The minimum investment capital for a local business and a foreign owned business or joint venture (JV) remains the same. 

Higher fines for non-compliance

The New Act provides that a person who, in the course of his official duties, has disclosed unauthorised documents or information to another person will have committed an offence and, upon conviction, shall be fined TZS 5 million or imprisoned for a term not exceeding one (1) year. In certain instances, both a fine and imprisonment may be imposed.
In the Old Act the fine was TZS 350,000 or imprisonment of not more than one (1) year and in some instances, both a fine and imprisonment.

Access to international arbitration (section 33)

The New Act has granted foreign investors access to settle disputes with TIC or the Government through arbitration. The decision to utilise local or foreign avenues has been left for parties to a dispute to agree mutually.

The New Act has promoted the settlement of disputes amicably through negotiation.

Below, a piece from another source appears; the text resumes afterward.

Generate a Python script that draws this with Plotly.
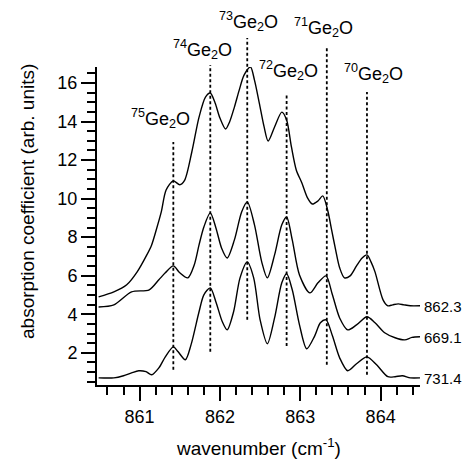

Parties are free to utilise local and international avenues for dispute settlement where they fail to arrive at a consensus through negotiation.

The New Act specifically states that parties are free to settle their disputes:

in accordance with Tanzanian arbitration laws;

in accordance with the International Centre for the Settlement of Investment Disputes (ICSID); or

within the framework of any bilateral or multilateral agreement on investment protection agreed to by the Government of Tanzania and the Government of the country from which the investor originates.

The challenge the parties may face is that they may fail to agree on the choice of the dispute forum.
The position was broadly the same under the Old Act.

Protection of the existing certificates of incentives (section 37)

In spite of the Old Act being repealed, agreements entered into under the Old Act and certificates of incentives issued under the Old act will continue to be valid until the end of the period under which the owner or beneficiary was entitled.

The above provision has the following effect:

  • a person with a certificate of incentive issued under the Old act cannot claim any benefits, immunity or incentives under the New Act until the expiry of the original certificate;
  • any matter pending before the TIC prior to the coming into force of the New Act shall not be affected;
  • a commercial entity that has complied with any of the minimum investment capital requirements under the Old act shall be considered valid under the New Act; and
  • benefits of an agreement entered into before the coming into force of the New Act shall not be affected

The Old Act did not provide for a transitional period. 

As a general point, land remains a challenging area for foreign investors and their interaction with TIC. It had been assumed that TIC would oversee a ‘land bank’ where land designated for investment purposes would be readily available. Such a system is yet to be put in place. Foreign investors must therefore continue to go through an occasionally lengthy process of (a) identification and (b) conversion of land from one category to another (village to general land for example) in order to obtain derivative rights from TIC.